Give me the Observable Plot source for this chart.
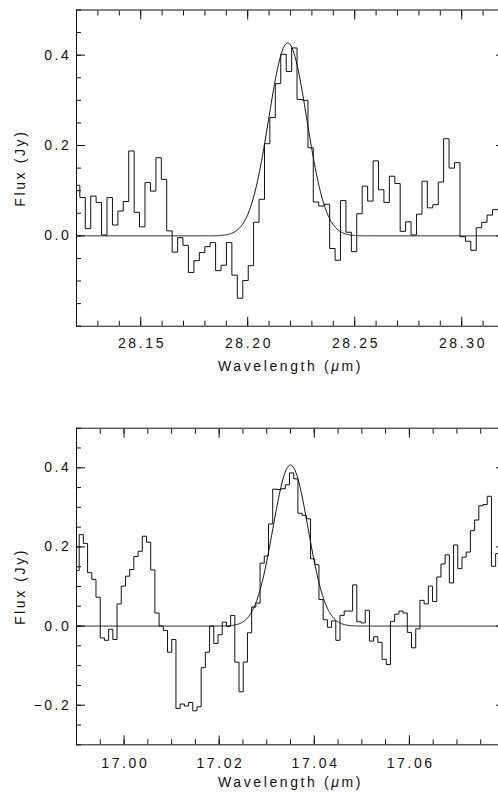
<!DOCTYPE html>
<html><head><meta charset="utf-8">
<script src="https://cdn.jsdelivr.net/npm/d3@7"></script>
<script src="https://cdn.jsdelivr.net/npm/@observablehq/plot@0.6"></script>
<style>
html,body{margin:0;padding:0;overflow:hidden;background:#fff;width:498px;height:795px;}
.panel{position:absolute;left:0;width:560px;}
#top{top:0px}
#bottom{top:380px}
.panel svg{max-width:none !important;height:auto;}
svg text{letter-spacing:2.6px}
</style></head><body>
<div id="top" class="panel"></div><div id="bottom" class="panel"></div>
<script>
// ---- Top panel: 28.22 micron line ----
const topWavelength = [28.1203,28.1228,28.1254,28.1279,28.1304,28.1330,28.1355,28.1381,28.1406,28.1431,
 28.1457,28.1482,28.1507,28.1533,28.1558,28.1584,28.1609,28.1634,28.1660,28.1685,
 28.1710,28.1736,28.1761,28.1787,28.1812,28.1837,28.1863,28.1888,28.1913,28.1939,
 28.1964,28.1990,28.2015,28.2040,28.2066,28.2091,28.2116,28.2142,28.2167,28.2193,
 28.2218,28.2243,28.2269,28.2294,28.2319,28.2345,28.2370,28.2396,28.2421,28.2446,
 28.2472,28.2497,28.2522,28.2548,28.2573,28.2599,28.2624,28.2649,28.2675,28.2700,
 28.2725,28.2751,28.2776,28.2802,28.2827,28.2852,28.2878,28.2903,28.2928,28.2954,
 28.2979,28.3005,28.3030,28.3055,28.3081,28.3106,28.3131,28.3157,28.3182];
const topFlux = [0.112,0.085,0.016,0.088,0.074,0.002,0.085,0.024,0.055,0.076,
 0.188,0.052,0.020,0.118,0.099,0.173,0.125,0.011,-0.036,-0.004,
 -0.021,-0.081,-0.055,-0.037,-0.024,-0.015,-0.077,-0.065,-0.015,-0.087,
 -0.138,-0.099,-0.066,0.030,0.081,0.204,0.262,0.337,0.402,0.364,
 0.416,0.302,0.300,0.195,0.075,0.066,0.070,-0.028,-0.054,0.078,
 0.008,-0.035,0.049,0.110,0.077,0.166,0.102,0.074,0.132,0.116,
 0.010,0.031,0.002,0.048,0.121,0.062,0.069,0.119,0.215,0.150,
 0.162,-0.002,-0.012,-0.032,0.018,0.030,0.046,0.058,0.060];
const topFit = {amplitude: 0.427, center: 28.2187, sigma: 0.0089};
const topXDomain = [28.12, 28.32];
const topYDomain = [-0.2, 0.5];
const topXTicks = [28.15, 28.20, 28.25, 28.30];
const topYTicks = [0.0, 0.2, 0.4];

// ---- Bottom panel: 17.03 micron line ----
const bottomWavelength = [16.99012,16.99100,16.99189,16.99277,16.99366,16.99454,16.99543,16.99631,16.99720,16.99808,
 16.99897,16.99985,17.00074,17.00162,17.00250,17.00339,17.00427,17.00516,17.00604,17.00693,
 17.00781,17.00870,17.00958,17.01047,17.01135,17.01224,17.01312,17.01400,17.01489,17.01577,
 17.01666,17.01754,17.01843,17.01931,17.02020,17.02108,17.02197,17.02285,17.02373,17.02462,
 17.02550,17.02639,17.02727,17.02816,17.02904,17.02993,17.03081,17.03170,17.03258,17.03347,
 17.03435,17.03523,17.03612,17.03700,17.03789,17.03877,17.03966,17.04054,17.04143,17.04231,
 17.04320,17.04408,17.04497,17.04585,17.04673,17.04762,17.04850,17.04939,17.05027,17.05116,
 17.05204,17.05293,17.05381,17.05470,17.05558,17.05646,17.05735,17.05823,17.05912,17.06000,
 17.06089,17.06177,17.06266,17.06354,17.06443,17.06531,17.06620,17.06708,17.06796,17.06885,
 17.06973,17.07062,17.07150,17.07239,17.07327,17.07416,17.07504,17.07593,17.07681,17.07770,
 17.07858,17.07946];
const bottomFlux = [0.140,0.231,0.209,0.135,0.118,0.073,-0.030,-0.036,-0.008,-0.034,
 0.056,0.101,0.126,0.143,0.176,0.189,0.227,0.212,0.142,0.033,
 0.000,-0.011,-0.066,-0.034,-0.208,-0.197,-0.202,-0.193,-0.214,-0.204,
 -0.105,-0.066,0.000,-0.044,-0.022,0.010,-0.001,0.027,-0.091,-0.166,
 -0.091,-0.017,0.048,0.058,0.159,0.177,0.258,0.346,0.345,0.347,
 0.357,0.387,0.372,0.285,0.280,0.271,0.170,0.155,0.067,0.016,
 -0.003,0.013,-0.036,0.027,0.038,0.038,0.104,0.011,0.008,0.040,
 -0.038,-0.027,-0.041,-0.084,-0.097,0.012,0.030,0.038,0.033,-0.016,
 -0.055,-0.007,0.065,0.056,0.101,0.062,0.124,0.157,0.180,0.109,
 0.205,0.145,0.174,0.187,0.241,0.268,0.304,0.307,0.328,0.151,
 0.183,0.170];
const bottomFit = {amplitude: 0.407, center: 17.0350, sigma: 0.0037};
const bottomXDomain = [16.99, 17.08];
const bottomYDomain = [-0.3, 0.5];
const bottomXTicks = [17.00, 17.02, 17.04, 17.06];
const bottomYTicks = [-0.2, 0.0, 0.2, 0.4];

const xLabel = "Wavelength (μm)";
const yLabel = "Flux (Jy)";
const ink = "#111";

function panel(o) {
  const data = o.wl.map((x, i) => ({x, y: o.flux[i]}));
  const n = 800, [x0, x1] = o.xDomain;
  const fitData = d3.range(n + 1).map(i => {
    const x = x0 + (x1 - x0) * i / n;
    return {x, y: o.fit.amplitude * Math.exp(-0.5 * ((x - o.fit.center) / o.fit.sigma) ** 2)};
  });
  const xMinor = d3.range(Math.round(x0 / o.xMinorStep), Math.round(x1 / o.xMinorStep) + 1).map(k => k * o.xMinorStep);
  const yMinor = d3.range(Math.round(o.yDomain[0] / 0.05), Math.round(o.yDomain[1] / 0.05) + 1).map(k => k * 0.05);
  const blank = () => "";
  return Plot.plot({
    width: 560, height: o.height,
    marginLeft: 76, marginRight: 56, marginTop: o.marginTop, marginBottom: o.marginBottom,
    style: {fontFamily: "'Liberation Sans', Arial, sans-serif", fontSize: "14px", color: ink, background: "#fff", overflow: "visible", maxWidth: "none"},
    x: {domain: o.xDomain},
    y: {domain: o.yDomain},
    marks: [
      Plot.line(fitData, {x: "x", y: "y", stroke: ink, strokeWidth: 1, clip: true}),
      Plot.line(data, {x: "x", y: "y", curve: "step", stroke: ink, strokeWidth: 1, clip: true}),
      Plot.frame({stroke: ink, strokeWidth: 1}),
      Plot.axisX({ticks: xMinor, anchor: "bottom", tickSize: -5, tickFormat: blank, label: null}),
      Plot.axisX({ticks: xMinor, anchor: "top", tickSize: -5, tickFormat: blank, label: null}),
      Plot.axisX({ticks: o.xTicks, anchor: "top", tickSize: -9, tickFormat: blank, label: null}),
      Plot.axisX({ticks: o.xTicks, anchor: "bottom", tickSize: -9, tickFormat: blank, label: null}),
      Plot.axisX({ticks: o.xTicks, anchor: "bottom", tickSize: 0, tickPadding: o.xTickPadding, tickFormat: d3.format(".2f"),
        label: xLabel, labelArrow: "none", labelAnchor: "center", labelOffset: o.xLabelOffset, dx: 1.3}),
      Plot.axisY({ticks: yMinor, anchor: "left", tickSize: -5, tickFormat: blank, label: null}),
      Plot.axisY({ticks: yMinor, anchor: "right", tickSize: -5, tickFormat: blank, label: null}),
      Plot.axisY({ticks: o.yTicks, anchor: "right", tickSize: -9, tickFormat: blank, label: null}),
      Plot.axisY({ticks: o.yTicks, anchor: "left", tickSize: -9, tickFormat: blank, label: null}),
      Plot.axisY({ticks: o.yTicks, anchor: "left", tickSize: 0, tickPadding: 5, tickFormat: d3.format(".1f"),
        label: yLabel, labelArrow: "none", labelAnchor: "center", labelOffset: 61})
    ]
  });
}

function italicMu(svg) {
  svg.querySelectorAll("text").forEach(t => {
    if (t.textContent.trim() === xLabel && t.children.length === 0) {
      t.textContent = "";
      const ns = "http://www.w3.org/2000/svg";
      const a = document.createElementNS(ns, "tspan"); a.textContent = "Wavelength (";
      const b = document.createElementNS(ns, "tspan"); b.textContent = "μ"; b.setAttribute("font-style", "italic");
      const c = document.createElementNS(ns, "tspan"); c.textContent = "m)";
      t.append(a, b, c);
    }
  });
  return svg;
}

document.getElementById("top").append(italicMu(panel({
  wl: topWavelength, flux: topFlux, fit: topFit,
  xDomain: topXDomain, yDomain: topYDomain, xTicks: topXTicks, yTicks: topYTicks, xMinorStep: 0.01,
  height: 380, marginTop: 9.5, marginBottom: 54.3, xTickPadding: 12, xLabelOffset: 45
})));
document.getElementById("bottom").append(italicMu(panel({
  wl: bottomWavelength, flux: bottomFlux, fit: bottomFit,
  xDomain: bottomXDomain, yDomain: bottomYDomain, xTicks: bottomXTicks, yTicks: bottomYTicks, xMinorStep: 0.005,
  height: 415, marginTop: 47.7, marginBottom: 50.7, xTickPadding: 13, xLabelOffset: 42
})));
</script>
</body></html>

------------------------------------------------------------------------

Up to and including the line with "const topYTicks = [0.0, 0.2, 0.4];", copy the data above from its first line. Skip pictures.

■ **Response**:
Give me the Observable Plot source for this chart.
<!DOCTYPE html>
<html><head><meta charset="utf-8">
<script src="https://cdn.jsdelivr.net/npm/d3@7"></script>
<script src="https://cdn.jsdelivr.net/npm/@observablehq/plot@0.6"></script>
<style>
html,body{margin:0;padding:0;overflow:hidden;background:#fff;width:498px;height:795px;}
.panel{position:absolute;left:0;width:560px;}
#top{top:0px}
#bottom{top:380px}
.panel svg{max-width:none !important;height:auto;}
svg text{letter-spacing:2.6px}
</style></head><body>
<div id="top" class="panel"></div><div id="bottom" class="panel"></div>
<script>
// ---- Top panel: 28.22 micron line ----
const topWavelength = [28.1203,28.1228,28.1254,28.1279,28.1304,28.1330,28.1355,28.1381,28.1406,28.1431,
 28.1457,28.1482,28.1507,28.1533,28.1558,28.1584,28.1609,28.1634,28.1660,28.1685,
 28.1710,28.1736,28.1761,28.1787,28.1812,28.1837,28.1863,28.1888,28.1913,28.1939,
 28.1964,28.1990,28.2015,28.2040,28.2066,28.2091,28.2116,28.2142,28.2167,28.2193,
 28.2218,28.2243,28.2269,28.2294,28.2319,28.2345,28.2370,28.2396,28.2421,28.2446,
 28.2472,28.2497,28.2522,28.2548,28.2573,28.2599,28.2624,28.2649,28.2675,28.2700,
 28.2725,28.2751,28.2776,28.2802,28.2827,28.2852,28.2878,28.2903,28.2928,28.2954,
 28.2979,28.3005,28.3030,28.3055,28.3081,28.3106,28.3131,28.3157,28.3182];
const topFlux = [0.112,0.085,0.016,0.088,0.074,0.002,0.085,0.024,0.055,0.076,
 0.188,0.052,0.020,0.118,0.099,0.173,0.125,0.011,-0.036,-0.004,
 -0.021,-0.081,-0.055,-0.037,-0.024,-0.015,-0.077,-0.065,-0.015,-0.087,
 -0.138,-0.099,-0.066,0.030,0.081,0.204,0.262,0.337,0.402,0.364,
 0.416,0.302,0.300,0.195,0.075,0.066,0.070,-0.028,-0.054,0.078,
 0.008,-0.035,0.049,0.110,0.077,0.166,0.102,0.074,0.132,0.116,
 0.010,0.031,0.002,0.048,0.121,0.062,0.069,0.119,0.215,0.150,
 0.162,-0.002,-0.012,-0.032,0.018,0.030,0.046,0.058,0.060];
const topFit = {amplitude: 0.427, center: 28.2187, sigma: 0.0089};
const topXDomain = [28.12, 28.32];
const topYDomain = [-0.2, 0.5];
const topXTicks = [28.15, 28.20, 28.25, 28.30];
const topYTicks = [0.0, 0.2, 0.4];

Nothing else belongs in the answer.